Set task: Exactly retype the lines from the top of the data through the line containing "(B\i) at (\i*329-242.5,231.5)", leaving out every picture.
[Start of Stored data]
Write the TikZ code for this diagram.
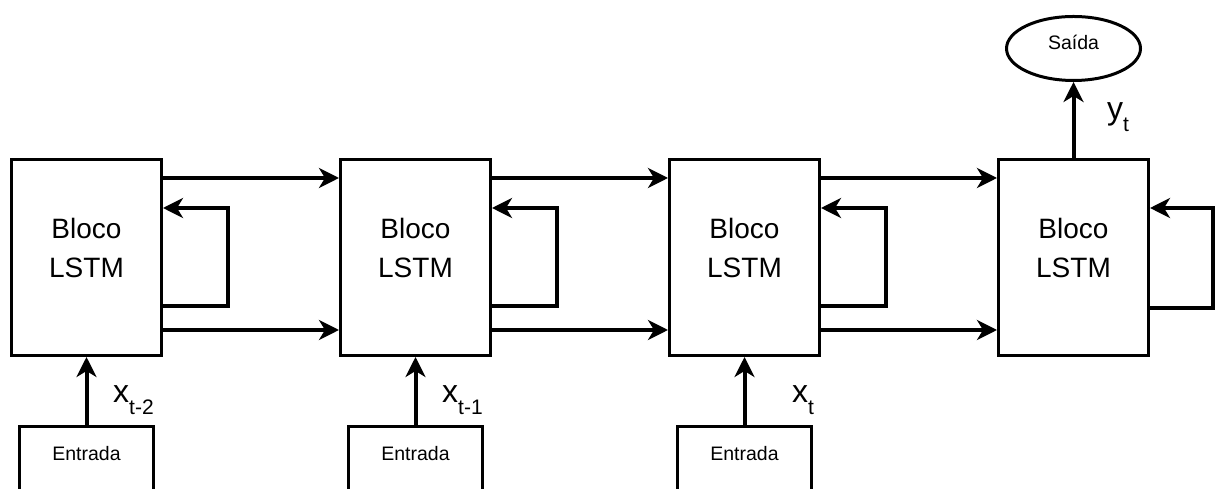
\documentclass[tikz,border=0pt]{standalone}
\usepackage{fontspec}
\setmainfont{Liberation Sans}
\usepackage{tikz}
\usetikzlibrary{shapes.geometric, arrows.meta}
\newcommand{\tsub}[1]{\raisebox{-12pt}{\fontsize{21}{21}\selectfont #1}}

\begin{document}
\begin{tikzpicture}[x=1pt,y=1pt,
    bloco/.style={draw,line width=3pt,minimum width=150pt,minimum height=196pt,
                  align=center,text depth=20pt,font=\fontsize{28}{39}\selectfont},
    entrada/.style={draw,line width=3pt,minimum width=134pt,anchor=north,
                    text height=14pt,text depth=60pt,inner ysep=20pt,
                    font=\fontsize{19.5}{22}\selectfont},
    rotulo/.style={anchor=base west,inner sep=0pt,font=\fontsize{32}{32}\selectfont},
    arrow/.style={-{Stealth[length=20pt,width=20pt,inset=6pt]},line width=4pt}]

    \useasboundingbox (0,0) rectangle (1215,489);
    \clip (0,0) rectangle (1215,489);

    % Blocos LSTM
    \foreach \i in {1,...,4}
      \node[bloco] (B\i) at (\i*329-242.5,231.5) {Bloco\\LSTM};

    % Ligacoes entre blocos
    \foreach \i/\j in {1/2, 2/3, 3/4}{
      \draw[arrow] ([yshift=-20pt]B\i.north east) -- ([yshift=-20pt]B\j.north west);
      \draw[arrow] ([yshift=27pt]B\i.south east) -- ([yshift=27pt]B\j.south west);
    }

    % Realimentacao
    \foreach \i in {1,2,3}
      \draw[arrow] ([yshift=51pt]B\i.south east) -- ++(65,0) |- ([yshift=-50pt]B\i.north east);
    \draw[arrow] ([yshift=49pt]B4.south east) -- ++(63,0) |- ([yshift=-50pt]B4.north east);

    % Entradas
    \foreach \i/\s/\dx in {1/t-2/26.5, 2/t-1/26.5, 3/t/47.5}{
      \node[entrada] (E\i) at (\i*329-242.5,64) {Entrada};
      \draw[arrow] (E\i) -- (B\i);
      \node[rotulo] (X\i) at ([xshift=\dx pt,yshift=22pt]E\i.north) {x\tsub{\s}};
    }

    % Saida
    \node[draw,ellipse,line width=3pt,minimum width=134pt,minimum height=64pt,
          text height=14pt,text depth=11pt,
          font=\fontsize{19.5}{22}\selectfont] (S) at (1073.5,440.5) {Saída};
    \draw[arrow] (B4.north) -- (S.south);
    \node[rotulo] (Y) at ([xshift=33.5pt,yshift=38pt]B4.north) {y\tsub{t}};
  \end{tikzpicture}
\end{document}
[End of Stored data]
Output of the exercise:
Write the TikZ code for this diagram.
\documentclass[tikz,border=0pt]{standalone}
\usepackage{fontspec}
\setmainfont{Liberation Sans}
\usepackage{tikz}
\usetikzlibrary{shapes.geometric, arrows.meta}
\newcommand{\tsub}[1]{\raisebox{-12pt}{\fontsize{21}{21}\selectfont #1}}

\begin{document}
\begin{tikzpicture}[x=1pt,y=1pt,
    bloco/.style={draw,line width=3pt,minimum width=150pt,minimum height=196pt,
                  align=center,text depth=20pt,font=\fontsize{28}{39}\selectfont},
    entrada/.style={draw,line width=3pt,minimum width=134pt,anchor=north,
                    text height=14pt,text depth=60pt,inner ysep=20pt,
                    font=\fontsize{19.5}{22}\selectfont},
    rotulo/.style={anchor=base west,inner sep=0pt,font=\fontsize{32}{32}\selectfont},
    arrow/.style={-{Stealth[length=20pt,width=20pt,inset=6pt]},line width=4pt}]

    \useasboundingbox (0,0) rectangle (1215,489);
    \clip (0,0) rectangle (1215,489);

    % Blocos LSTM
    \foreach \i in {1,...,4}
      \node[bloco] (B\i) at (\i*329-242.5,231.5) {Bloco\\LSTM};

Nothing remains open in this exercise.